A Straight Line

The formula for my happiness: a Yes, a No, a straight line, a goal.

Nietzsche

Progress is meaningless unless it is aimed at something specific, and the distance between that something and you must be measurable, or at least lending itself to estimation (i.e. less or more). Progress as it is today is directed only by the ever changing short term goals that find origin in our basic human impulses. We want our gadgets smaller and lighter and faster, but when we get what we want we shift our desire further away because now what we have is no longer good enough. It doesn’t ever lead anywhere, like a thirst you can never satisfy, no matter how much water you drink. The desire will always will remain because we haven’t yet learned the meaning of enough.

The only way that progress can ever have meaning is when we bind it to something static, something that we can progress towards. What is that immovable object? Religion presents it as God, and depending on your faith it could mean either the absolute good, or some form of self-transcendence, a destruction of the self. Philosophy for the most part concludes that there is no such goal and there can never be one, or even if there was, we could never know about it given our limited subjective interpretations of noumena (the world outside as it is, not processed through our senses). More practical philosophy is much like religion in respect that it focuses on the good, that is, what it is that makes the good life, and thus, sets the goalpost there (this is the same even if you subscribe to Nietzschean will to power because that becomes the ultimate purpose, and thus the ultimate good).

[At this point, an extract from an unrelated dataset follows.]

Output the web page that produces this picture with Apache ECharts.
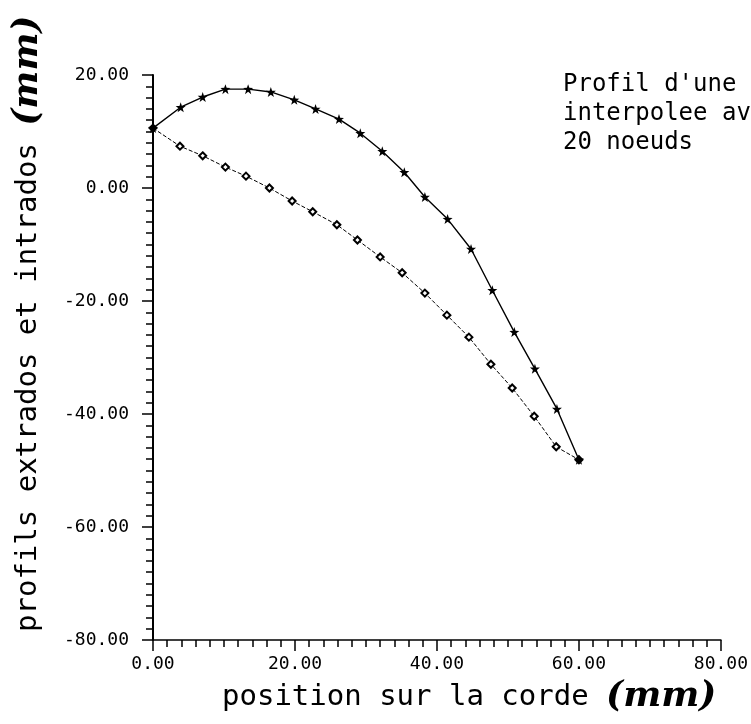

In truth, I don’t think it matters so much whether you choose the path of religion or philosophy (or both), as much as it matters to have a set direction, because that is the only way you will ever be able to objectively improve your life. If you’re going in a circle rather than a straight line, it won’t matter which point you’re at or which direction you move, you’ll never get anywhere and no point on the circle is going to be “better” than any other one. This is what I wrote about here and here, and what it really boils down to is this: the direction lies in us, not in the outside world. We can claim to live “better” – that is: more comfortably – than people did a thousand years ago, but can we claim to be better people? What was that progress worth? Only by bettering ourselves can progress ever be made, and if we want to design products and technology that has any meaning, those things must support and further the goal of helping us move towards the good life, not merely a more comfortable or a more entertaining life.